I think Alan meant real, sincere consent and not coerced one, which i could easily see happening in a relationship with power disparity, like, stereotypically, wife "accepting" mistresses on the side in case of affluent man, or something like that.
But it gets tricky, what's coerced and what's putting up with situation you're not really happy about, but you are torn, not wanting your relationship with paramour let go?
And if there was 'ill-wishes' on behalf of metamours, i would definitely call it "polyamorous relationships with problems". Yes, still poly.
Anyway, defining polyamory sharply is exceedingly difficult, IMO.
Poly is hard, but I'm not sure I'd say it is THAT hard.
One of the things implied in this post seems to be that someone has to be either a saint or very close to it in order to be poly.
A small minority can do it, you have to wish your SO's partners well, etc.
I think that if you are looking at the paragons of poly, the ones that are drowning in compersion and can spend 12 hours processing without a problem, then yes, it is hard.
But if it is just your SO dating another guy and everyone is ok with it, it isn't that big of a deal and it isn't that difficult.
I do have to say, while I wasn't around for the 70's revolution, I have friends who were and I understand your position.
However, to be honest, I don't like that we should have to be poster children for poly. I don't feel like it did anything good for the gay movement and I don't know that it will do the poly movement any good either. I don't feel like I should have to be obligated to be available for Q&A - what I do isn't what everyone does. I don't feel like my relationship model is always perfect. When I started out in poly, I was the only one in my circle who was and I felt like I had to be perfect all the time so people wouldn't blame our problems on poly. And frankly, it sucked and it didn't help my relationships.

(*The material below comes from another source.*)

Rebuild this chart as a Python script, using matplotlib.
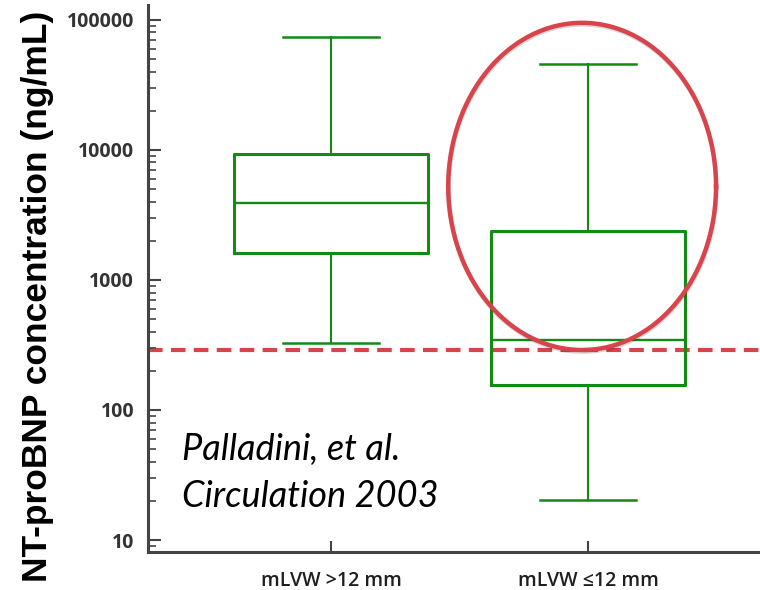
import numpy as np
import matplotlib
matplotlib.use("Agg")
import matplotlib.pyplot as plt
import matplotlib.patheffects as pe
from matplotlib.ticker import FixedLocator, LogLocator, NullFormatter

# data
groups = ["mLVW >12 mm", "mLVW \u226412 mm"]
whisker_low = [328, 20.3]
q1 = [1610, 156]
median = [3900, 345]
q3 = [9350, 2380]
whisker_high = [74000, 46000]
cutoff = 290
citation = ["Palladini, et al.", "Circulation 2003"]

green = "#138a13"
red = "#d9434b"
dark = "#333333"

fig = plt.figure(figsize=(7.6, 5.9), dpi=100)
ax = fig.add_axes([0.1947, 0.0644, 0.8053, 0.9271])

stats = []
for i in range(len(groups)):
    stats.append({
        "label": groups[i],
        "whislo": whisker_low[i],
        "q1": q1[i],
        "med": median[i],
        "q3": q3[i],
        "whishi": whisker_high[i],
        "fliers": [],
    })

ax.bxp(
    stats,
    positions=[1, 2],
    widths=0.755,
    capwidths=0.374,
    showfliers=False,
    boxprops=dict(color=green, linewidth=2.2),
    whiskerprops=dict(color=green, linewidth=1.5),
    capprops=dict(color=green, linewidth=1.8),
    medianprops=dict(color=green, linewidth=1.7),
)

ax.set_yscale("log")
ax.set_ylim(8.09, 130000)
ax.set_xlim(0.288, 2.669)

# cutoff line
ax.axhline(cutoff, color=red, linewidth=3, dashes=(3.5, 2), zorder=1)

# highlight ellipse round the second group (ellipse in log space)
t = np.linspace(0, 2 * np.pi, 400)
ex = 1.977 + 0.521 * np.cos(t)
ey = 10 ** (3.719 + 1.258 * np.sin(t))
ax.plot(ex, ey, color=red, linewidth=3.2, zorder=5,
        path_effects=[pe.SimpleLineShadow(offset=(0.3, -1.2), alpha=0.15),
                      pe.Normal()])

# axes styling
for side in ["top", "right"]:
    ax.spines[side].set_visible(False)
for side in ["left", "bottom"]:
    ax.spines[side].set_linewidth(2.2)
    ax.spines[side].set_color("#444444")

ax.yaxis.set_major_locator(FixedLocator([10, 100, 1000, 10000, 100000]))
ax.yaxis.set_minor_locator(LogLocator(base=10, subs=np.arange(2, 10)))
ax.yaxis.set_minor_formatter(NullFormatter())
ax.set_yticklabels(["10", "100", "1000", "10000", "100000"])
ax.tick_params(axis="y", which="major", direction="in", length=9, width=1.5,
               color="#444444", pad=10)
ax.tick_params(axis="y", which="minor", direction="in", length=6, width=1.2,
               color="#444444")
ax.tick_params(axis="x", which="major", direction="in", length=8, width=1.5,
               color="#444444", pad=14)

for lbl in ax.get_yticklabels():
    lbl.set_family("Open Sans")
    lbl.set_weight("bold")
    lbl.set_fontsize(14)
    lbl.set_color(dark)

ax.set_xticks([1, 2])
ax.set_xticklabels(groups, family="Open Sans", fontsize=14, weight="semibold",
                   color="#1e1e1e")

fig.text(0.049, 0.497, "NT-proBNP concentration (ng/mL)", rotation=90,
         family="Liberation Sans", weight="bold", fontsize=25.5,
         ha="center", va="center")

# citation, one line per call
ax.text(0.42, 41.2, citation[0], family="Lato", style="italic",
        fontsize=26, va="baseline", ha="left")
ax.text(0.42, 17.9, citation[1], family="Lato", style="italic",
        fontsize=26, va="baseline", ha="left")

fig.savefig("out.png", dpi=100)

Now I just have my relationships. For me it's not a political thing, it's my life and while yes the personal is political, I prefer being able to flatly say, oh guess what, half of mono marriages end in divorce and apparently that system keeps on keeping on. And just . . .live my life.
Rev. Jim Jones,
> Poly is hard, but I'm not
> sure I'd say it is THAT hard.
Well, I'd rather newbies think it's going to be awfully, terribly hard and then be pleasantly surprised if it goes easier, than for people to rush into it hastily and have it wreck their lives/ relationships/ marriages. And then blame people like me.
Maybe it's because I'm a veteran of the free-love and open-marriage movements of the 1960s and 1970s. I've seen too many people get starry-eyed about poly in theory and charge into it when it isn't right for them, and have train wrecks, and then turn conservative because of it. I don't want that on my karma.